Just a few years ago, securing a business loan for your new entrepreneurial venture was quite simple. It seemed like everywhere you turned, someone was willing to lend you cash—commercial banks, small community banks, the government, etc. This has changed, however. The Great Recession of the last 3 years has resulted in lenders tightening lending standards considerably. Recently, I tried accessing a simple line of credit at my local Bank of America and I had to show 3 years of revenue and cash flow. Since my company was just started in early 2011, Bank of America proved to be a dead end.

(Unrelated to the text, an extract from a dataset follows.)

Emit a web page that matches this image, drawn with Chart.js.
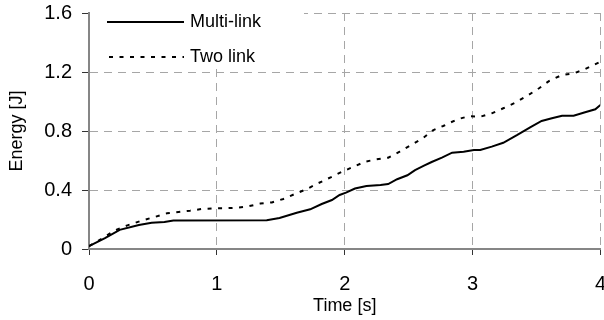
<!DOCTYPE html>
<html>
<head>
<meta charset="utf-8">
<script src="https://cdn.jsdelivr.net/npm/chart.js@4.4.1/dist/chart.umd.min.js"></script>
<style>
  html, body { margin: 0; padding: 0; background: #fff; overflow: hidden; width: 604px; height: 320px; }
  /* canvas is a bit larger than the window so the plot lands where the figure has it */
  #box { position: relative; top: -9px; width: 623px; height: 329px; }
</style>
</head>
<body>
<div id="box"><canvas id="energyChart"></canvas></div>
<script>
// values
let xTicks = [0, 1, 2, 3, 4];
let yTicks = [0, 0.4, 0.8, 1.2, 1.6];

let multiTime = [0, 0.125, 0.24, 0.39, 0.49, 0.59, 0.66, 1.39, 1.49, 1.625, 1.73, 1.82, 1.9, 1.96, 2.01,
  2.08, 2.17, 2.28, 2.34, 2.41, 2.49, 2.55, 2.62, 2.68, 2.76, 2.84, 2.93, 3.01, 3.06, 3.15, 3.24, 3.35, 3.45,
  3.54, 3.62, 3.7, 3.79, 3.88, 3.96, 4.0];
let multiEnergy = [0.02, 0.073, 0.13, 0.163, 0.178, 0.183, 0.193, 0.195, 0.21, 0.246, 0.269, 0.305, 0.332, 0.366, 0.382,
  0.41, 0.427, 0.434, 0.44, 0.473, 0.5, 0.535, 0.565, 0.59, 0.62, 0.653, 0.66, 0.671, 0.671, 0.694, 0.72, 0.773, 0.825,
  0.868, 0.886, 0.904, 0.904, 0.927, 0.947, 0.976];

let twoTime = [0, 0.1, 0.2, 0.3, 0.41, 0.52, 0.61, 0.7, 0.79, 0.88, 0.97, 1.06, 1.16, 1.25, 1.34, 1.43, 1.52, 1.61,
  1.7, 1.79, 1.89, 1.98, 2.07, 2.16, 2.25, 2.34, 2.43, 2.52, 2.61, 2.69, 2.77, 2.88, 2.97, 3.06, 3.15, 3.24, 3.33,
  3.43, 3.52, 3.6, 3.7, 3.79, 3.88, 4.0];
let twoEnergy = [0.02, 0.07, 0.125, 0.16, 0.192, 0.219, 0.242, 0.251, 0.26, 0.271, 0.276, 0.276, 0.28, 0.29, 0.308,
  0.316, 0.339, 0.373, 0.405, 0.445, 0.486, 0.524, 0.558, 0.592, 0.608, 0.619, 0.66, 0.705, 0.75, 0.805, 0.834,
  0.879, 0.9, 0.897, 0.92, 0.954, 0.99, 1.04, 1.09, 1.14, 1.18, 1.19, 1.22, 1.27];

let seriesNames = ["Multi-link", "Two link"];

const FONT = "'Liberation Sans', Arial, sans-serif";

function toPoints(xs, ys) {
  return xs.map((x, i) => ({ x: x, y: ys[i] }));
}

// legend sits inside the plot, on a white patch over the grid
const legendBox = {
  id: "legendBox",
  beforeDatasetsDraw(chart) {
    const { ctx, chartArea } = chart;
    ctx.save();
    ctx.fillStyle = "#fff";
    ctx.fillRect(chartArea.left + 1, 0, 303 - chartArea.left, chartArea.top + 56);
    ctx.restore();
  },
  afterDatasetsDraw(chart) {
    const { ctx, chartArea } = chart;
    const rows = [
      { y: chartArea.top + 9, x0: 107, x1: 184, dash: [] },
      { y: chartArea.top + 44, x0: 109, x1: 184, dash: [4, 6.5] },
    ];
    ctx.save();
    rows.forEach((r, i) => {
      ctx.beginPath();
      ctx.setLineDash(r.dash);
      ctx.lineWidth = 2;
      ctx.strokeStyle = "#000";
      ctx.moveTo(r.x0, r.y);
      ctx.lineTo(r.x1, r.y);
      ctx.stroke();
      ctx.setLineDash([]);
      ctx.fillStyle = "#000";
      ctx.font = "18px " + FONT;
      ctx.textBaseline = "middle";
      ctx.textAlign = "left";
      ctx.fillText(seriesNames[i], 190, r.y);
    });
    ctx.restore();
  },
};

new Chart(document.getElementById("energyChart"), {
  type: "line",
  data: {
    datasets: [
      {
        label: seriesNames[0],
        data: toPoints(multiTime, multiEnergy),
        borderColor: "#000",
        borderWidth: 2,
        pointRadius: 0,
        tension: 0,
        fill: false,
      },
      {
        label: seriesNames[1],
        data: toPoints(twoTime, twoEnergy),
        borderColor: "#000",
        borderWidth: 2,
        borderDash: [4, 6.5],
        pointRadius: 0,
        tension: 0,
        fill: false,
      },
    ],
  },
  options: {
    responsive: true,
    maintainAspectRatio: false,
    animation: false,
    layout: { padding: { top: 22, left: 0, right: 0, bottom: 0 } },
    plugins: {
      legend: { display: false },
      tooltip: { enabled: false },
    },
    scales: {
      x: {
        type: "linear",
        min: 0,
        max: 4,
        afterBuildTicks: (s) => { s.ticks = xTicks.map((v) => ({ value: v })); },
        border: { display: true, color: "#868686", width: 2, dash: [8, 6] },
        grid: { color: "#a6a6a6", lineWidth: 1, tickLength: 6, tickColor: "#333", tickBorderDash: [] },
        ticks: { color: "#000", padding: 17, maxRotation: 0, font: { family: FONT, size: 20 } },
        title: {
          display: true,
          text: "Time [s]",
          color: "#000",
          padding: { top: -17.8, bottom: 3.2 },
          font: { family: FONT, size: 18 },
        },
      },
      y: {
        type: "linear",
        min: 0,
        max: 1.6,
        afterBuildTicks: (s) => { s.ticks = yTicks.map((v) => ({ value: v })); },
        border: { display: true, color: "#868686", width: 2, dash: [8, 6] },
        grid: { color: "#a6a6a6", lineWidth: 1, tickLength: 7, tickColor: "#333", tickBorderDash: [] },
        ticks: { color: "#000", padding: 10, font: { family: FONT, size: 20 } },
        title: {
          display: true,
          text: "Energy [J]",
          color: "#000",
          padding: { top: 6.2, bottom: 6.4 },
          font: { family: FONT, size: 18 },
        },
      },
    },
  },
  plugins: [legendBox],
});
</script>
</body>
</html>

This scenario is common today. It just isn’t easy to get your hands on cash from lenders. The reason is rather straightforward. When a lender loans money, they want to know there is little chance they will not get their money back, and in our current economic conditions, lenders see the probability as too high that they won’t get their money back, so they simply stop lending! Fortunately, there are other options. Although credit is still very tight here in the U.S., there are several alternative methods of raising a working capital loan to help finance your new business venture.
Friends and Family
Borrowing from friends and family is a common place to start when looking for financial help in your small business. If you have friends and family who may be willing to help you out, there are several pros and cons to consider before making the decision to take investment capital. First of all, there is a rule that must never be broken—NEVER take money from a friend or relative who cannot afford to lose that money! This is a non-negotiable. As an entrepreneur, you are most likely very optimistic that your business is going to do well, but you must understand that it is always possible your business could fail due to reasons completely outside of your control. A government regulation could change, the market could change, etc. Therefore, never take a working capital loan or loans from people you are close to unless you have clearly communicated that the investment money or loan could be lost.
Another alternative option is to take on a partner that has cash. Now, it has been said that you should never enter into a business partnership with someone unless you are willing to marry them. All joking aside, business partnerships are not easy. You must have 100% trust and confidence in your potential business partner. A common business partnership model is to have one partner who is the technical/product specialist and one partner who brings the money to the table. So, if you decide to do this, this is a common method of raising capital. The major drawback is that you are going to give up a significant portion of your ownership in the company. Your financial partner is risking capital. You are risking time and energy. Both are extremely valuable. The major question you need to ask is if the business explodes and reaches your wildest dreams, will you be upset if you have given a certain percentage of ownership up. If the answer is no, then take on a partner!